Abstract

Infrared image target recognition provides an important means of night traffic management and battlefield environment monitoring. With the improvement of the performance of infrared sensors and the popularization of applications, it becomes possible to obtain multiview infrared images of the same target in the same scene. A target recognition method combining multiview infrared images is proposed. At first, the internal correlation analysis of multiview infrared images is performed based on the nonlinear correlation information entropy (NCIE). The view subset from all the multiview images with the largest NCIE is selected as candidate samples for the subsequent target recognition. The joint sparse representation (JSR) is used to classify all infrared images in the candidate view subset. JSR can effectively investigate the internal correlation of multiple related sparse representation problems and improve the reconstruction accuracy and classification capabilities. In the experiments, the tests are performed on the collected infrared images of multiple types of traffic vehicles, under the conditions of original, noisy, and occluded samples. The effectiveness and robustness of the proposed method can be verified by comparative analysis.

1. Introduction

Compared with visible light observation, infrared imaging can work in night scenario, providing a powerful tool for all-day monitoring, which is widely used in military and civilian fields [14]. In the military field, the use of infrared imaging and processing can assist in monitoring the battlefield environment at night to achieve target recognition and precision strikes. In the civil field, infrared imaging can be used for night traffic control. It can accurately analyze and identify the thermal effects of different types of vehicles and provide auxiliary decision making for drivers at night. Therefore, the classification and identification of typical objects has important meaning in both military and civilian fields. At present, the research on infrared image vehicle recognition is mainly based on the classic pattern recognition ideas, generally using a two-phase procedure: feature extraction and classifier. In the phase of feature extraction, researchers employed or developed various algorithms [59], including the intensity- or geometric-based ones such as histogram of oriented gradients (HOG), region moment, target boundary, and so on. In general, all these methods involve manually extracted features. It usually requires professional knowledge to design these features in order to maintain the effectiveness. However, the design process has some uncertainties, so the discrimination is often limited. In terms of the classifiers, the infrared image recognition, like other pattern recognition problems, mainly employs classical and robust classifiers [1012], such as support vector machines (SVMs), neural networks, and sparse representation-based classification (SRC). With the development of deep learning theory [1316], different types of deep learning models have also been applied in the field of infrared image target recognition, and their effectiveness has also been verified [1721].
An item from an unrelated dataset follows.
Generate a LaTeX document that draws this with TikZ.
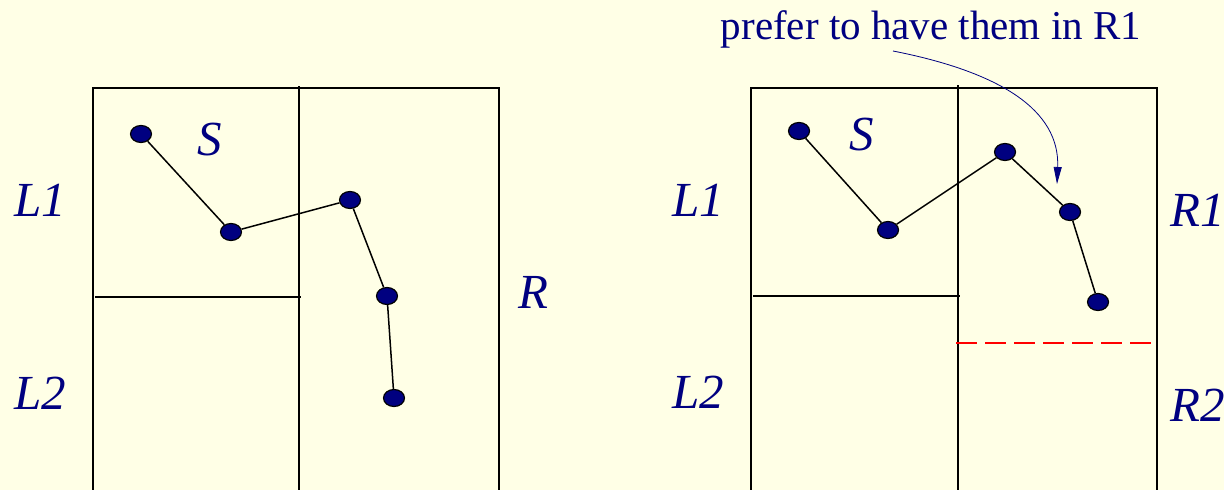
\documentclass[tikz,border=0pt]{standalone}
\usepackage{fontspec}
\setmainfont{Liberation Serif}
\usetikzlibrary{shapes.geometric,arrows.meta}
\definecolor{bg}{RGB}{255,255,230}
\definecolor{navy}{RGB}{0,0,128}
\tikzset{
  pt/.style={ellipse,draw=black,line width=1.2pt,fill=navy,minimum width=21pt,minimum height=17pt,inner sep=0pt},
  edge/.style={draw=black,line width=1.5pt},
  frame/.style={draw=black,line width=1.5pt},
  lab/.style={text=navy,font=\fontsize{49}{58}\selectfont\itshape,inner sep=0pt},
  note/.style={text=navy,font=\fontsize{41}{48}\selectfont,inner sep=0pt}
}
\begin{document}
\begin{tikzpicture}[x=1pt,y=-1pt]
\fill[bg] (0,0) rectangle (1224,490);
\useasboundingbox (0,0) rectangle (1224,490);
% left figure
\draw[frame] (93,492) -- (93,88) -- (499,88) -- (499,492);
\draw[frame] (299,86) -- (299,492);
\draw[frame] (95,297) -- (301,297);
\node[pt] (a1) at (141,134) {};
\node[pt] (a2) at (231,232) {};
\node[pt] (a3) at (350,200) {};
\node[pt] (a4) at (387,296) {};
\node[pt] (a5) at (394,398) {};
\draw[edge] (a1) -- (a2) -- (a3) -- (a4) -- (a5);
\node[lab] (l1a) at (40,200) {L1};
\node[lab] (l2a) at (40,393) {L2};
\node[lab] (sa) at (210,140) {S};
\node[lab] (ra) at (533,292) {R};
% right figure
\draw[frame] (751,492) -- (751,88) -- (1157,88) -- (1157,492);
\draw[frame] (958,85) -- (958,492);
\draw[frame] (753,296) -- (960,296);
\draw[red,line width=1.5pt,dash pattern=on 21pt off 8pt] (956,343) -- (1151,343);
\node[pt] (b1) at (799,131) {};
\node[pt] (b2) at (888,230) {};
\node[pt] (b3) at (1005,152) {};
\node[pt] (b4) at (1070,212) {};
\node[pt] (b5) at (1098,302) {};
\draw[edge] (b1) -- (b2) -- (b3) -- (b4) -- (b5);
\node[lab] (l1b) at (698,200) {L1};
\node[lab] (l2b) at (698,392) {L2};
\node[lab] (sb) at (862,135) {S};
\node[lab] (r1) at (1198,210) {R1};
\node[lab] (r2) at (1198,405) {R2};
\node[note] (pref) at (931,29) {prefer to have them in R1};
\coordinate (tip) at (1057,184);
\draw[navy,line width=0.8pt,-{Triangle[width=8pt,length=17pt]}] (893,51) .. controls (1000,72) and (1060,110) .. (tip);
\end{tikzpicture}
\end{document}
The development and maturity of infrared sensing technology provide rich samples for target observation and identification. In view of the target recognition problem, it is possible to obtain infrared images of the same target from different aspects in the same scene. In this sense, it has become an effective technical approach to improve the recognition accuracy and robustness by combining multiview infrared images for comprehensive analysis. In this paper, a multiview infrared target recognition method is proposed. First, the multiview infrared image of the same target is analyzed based on the nonlinear correlation information entropy (NCIE) [2225]. The NCIE reflects the inner relevance of the selected views. Therefore, the view subset with the strongest correlation can be obtained according to the principle of the maximum NCIE. To exploit such correlations, this paper uses joint sparse representation (JSR) [2630] as the classification algorithm in the classification stage to determine the target label according to the overall reconstruction errors of the multiview infrared images. In the experiment, the proposed method is tested and comparatively analyzed based on the infrared image set of several types of traffic vehicle targets. The results confirm the effectiveness and superiority of the proposed method.

2. Selection of Candidate Views Using NCIE

In order to effectively analyze and screen multiview infrared images, this paper chooses NCIE as the basic evaluation criterion to measure the internal correlation of different views [2225]. First, the traditional image correlation coefficient is adopted as the similarity measure between two infrared images. Afterwards, the correlation matrix between different views is constructed as follows:where is an identity matrix and represents the cross-correlation matrix between the infrared images from different views. According to the eigenvalues of , the NCIE denoted by is defined as follows:

According to equation (2), when all the images from different views share completely different distributions, the correlation coefficient matrix is a unit with all the eigenvalues as 1. At this time, the NCIE is the minimum of 0. When the similarity between different is larger than 0, the eigenvalues of the correlation coefficient matrix are no longer equal. When different views share exactly the same distribution, the NCIE is the maximum of 1. Therefore, according to the resulting NCIE, the inherent correlations between a certain number of views can be obtained.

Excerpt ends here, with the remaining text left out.